Characterizing the Growth of Retinal Pigment Epithelial Cells on Recombinant Spider Silk Membranes

The North Atrium

Age-related macular degeneration (AMD) is the leading cause of blindness in developed countries. Major participants in AMD are the retinal pigment epithelial (RPE) cells. They grow posterior to the photoreceptors on an acellular protein structure, called Bruch’s membrane. These cells transport nutrients, remove waste, and provide support for the photoreceptor cells. As ageing occurs, a lipid substance called drusen forms inside Bruch’s membrane and inhibits RPE cell growth and function. To better understand the relationship between the disruption of RPE cells and AMD, cells must be grown and characterized in vitro.

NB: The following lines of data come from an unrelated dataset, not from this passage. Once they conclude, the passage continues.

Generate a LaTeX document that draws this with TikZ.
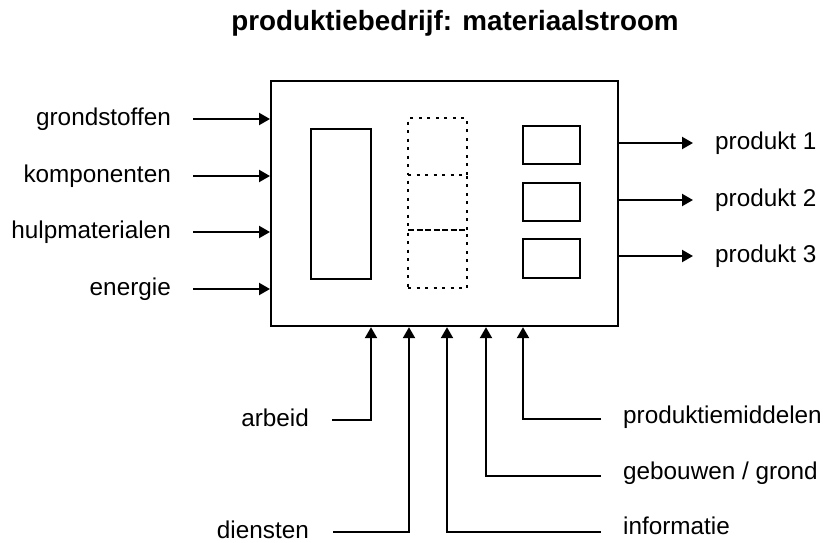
\documentclass[tikz,border=0pt]{standalone}
\usepackage{fontspec}
\setmainfont{Liberation Sans}
\usetikzlibrary{arrows.meta}
\begin{document}
\begin{tikzpicture}[x=1pt,y=-1pt,
  lbl/.style={font=\fontsize{24.3}{29}\selectfont, inner sep=0pt},
  conn/.style={line width=2.2pt, -{Triangle[length=11pt,width=12pt]}},
  boxline/.style={draw, line width=2.2pt},
  dotbox/.style={draw, line width=2.4pt, dash pattern=on 3pt off 5.5pt}]
\useasboundingbox (0,0) rectangle (823,542);
% title
\node[font=\fontsize{27.8}{33}\selectfont\bfseries, inner sep=0pt, anchor=base] (title) at (455,30) {produktiebedrijf: materiaalstroom};
% main box
\node[boxline, minimum width=347pt, minimum height=245pt, anchor=north west, inner sep=0pt] (main) at (270,80) {};
% inner boxes
\node[boxline, minimum width=60pt, minimum height=150pt, anchor=north west, inner sep=0pt] (store) at (310,128) {};
\node[dotbox, minimum width=59pt, minimum height=57pt, anchor=north west, inner sep=0pt] (d1) at (407,117) {};
\node[dotbox, minimum width=59pt, minimum height=55pt, anchor=north west, inner sep=0pt] (d2) at (407,174) {};
\node[dotbox, minimum width=59pt, minimum height=58pt, anchor=north west, inner sep=0pt] (d3) at (407,229) {};
\node[boxline, minimum width=57pt, minimum height=38pt, anchor=north west, inner sep=0pt] (p1box) at (522,125) {};
\node[boxline, minimum width=57pt, minimum height=38pt, anchor=north west, inner sep=0pt] (p2box) at (522,182) {};
\node[boxline, minimum width=57pt, minimum height=39pt, anchor=north west, inner sep=0pt] (p3box) at (522,238) {};
% left inputs
\node[lbl, anchor=base east] (grond) at (171,125) {grondstoffen};
\node[lbl, anchor=base east] (komp) at (171,182) {komponenten};
\node[lbl, anchor=base east] (hulp) at (171,238) {hulpmaterialen};
\node[lbl, anchor=base east] (ener) at (171,295) {energie};
\coordinate (g0) at (193,119);
\coordinate (k0) at (193,176);
\coordinate (h0) at (193,232);
\coordinate (e0) at (193,289);
\draw[conn] (g0) -- (g0 -| main.west);
\draw[conn] (k0) -- (k0 -| main.west);
\draw[conn] (h0) -- (h0 -| main.west);
\draw[conn] (e0) -- (e0 -| main.west);
% right outputs
\node[lbl, anchor=base west] (prod1) at (715,149) {produkt 1};
\node[lbl, anchor=base west] (prod2) at (715,206) {produkt 2};
\node[lbl, anchor=base west] (prod3) at (715,262) {produkt 3};
\coordinate (q1) at (693,143);
\coordinate (q2) at (693,200);
\coordinate (q3) at (693,256);
\draw[conn] (q1 -| main.east) -- (q1);
\draw[conn] (q2 -| main.east) -- (q2);
\draw[conn] (q3 -| main.east) -- (q3);
% bottom inputs
\node[lbl, anchor=base east] (arbeid) at (309,426) {arbeid};
\node[lbl, anchor=base east] (dienst) at (309,538) {diensten};
\node[lbl, anchor=base west] (pmid) at (623,423) {produktiemiddelen};
\node[lbl, anchor=base west] (gebouw) at (623,479) {gebouwen / grond};
\node[lbl, anchor=base west] (info) at (623,534) {informatie};
\coordinate (a0) at (332,420);
\coordinate (s0) at (333,532);
\coordinate (m0) at (601,419);
\coordinate (w0) at (601,476);
\coordinate (i0) at (601,532);
\coordinate (ba) at (371,0);
\coordinate (bs) at (409,0);
\coordinate (bi) at (447,0);
\coordinate (bw) at (486,0);
\coordinate (bm) at (523,0);
\draw[conn] (a0) -| (ba |- main.south);
\draw[conn] (s0) -| (bs |- main.south);
\draw[conn] (i0) -| (bi |- main.south);
\draw[conn] (w0) -| (bw |- main.south);
\draw[conn] (m0) -| (bm |- main.south);
\end{tikzpicture}
\end{document}
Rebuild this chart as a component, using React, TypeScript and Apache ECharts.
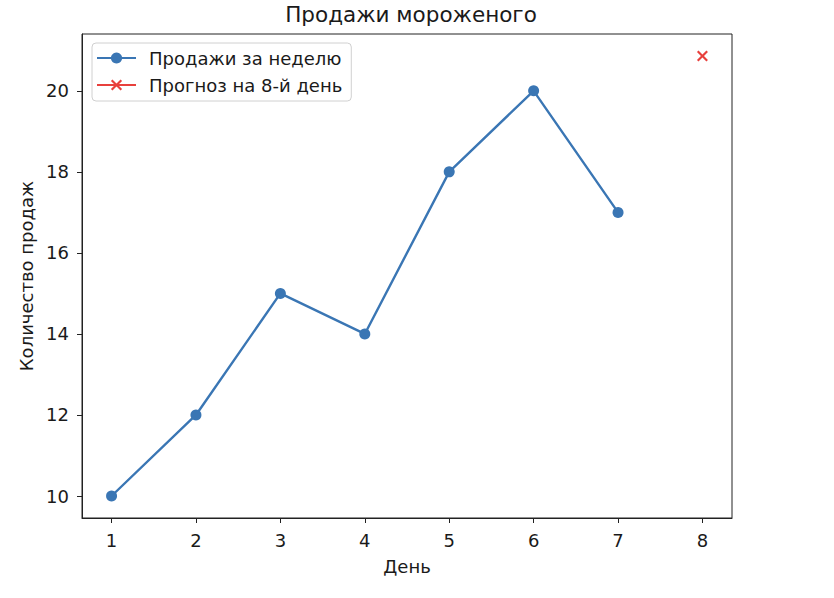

Such research could lead to the development of an in vitro model of the eye, which would be used to research potential diagnostic methods, treatments, or medications to counteract the effects of AMD. However, this model requires the use of a synthetic Bruch’s membrane that also can mimic natural structure and function of the retina. A material for the formation of a proteinaceous film or membrane was developed from recombinant spider silk proteins (rSSps) and used as a substrate for RPE growth. Free-standing, semipermeable films were engineered using multiple techniques to ensure a rSSp membrane that is biomimetic to Bruch’s membrane. ARPE-19 cell proliferation was analyzed using a PicoGreen double stranded DNA assay. Immunocytochemistry staining and scanning electron microscopy (SEM) were employed to assess the morphology of cells and a permeability assay was used to evaluate the formation of tight junctions. After analysis, it was found that the free-standing rSSps membranes supported the growth of the immortalized ARPE-19 cells. Based upon these results, the application of rSSps may prove beneficial for in vitro modeling of Bruch’s membrane and AMD. Ongoing work will focus on using primary porcine RPE cells to create a more realistic retina model as they produce structures, like microvilli, that are not expressed in ARPE-19 cells.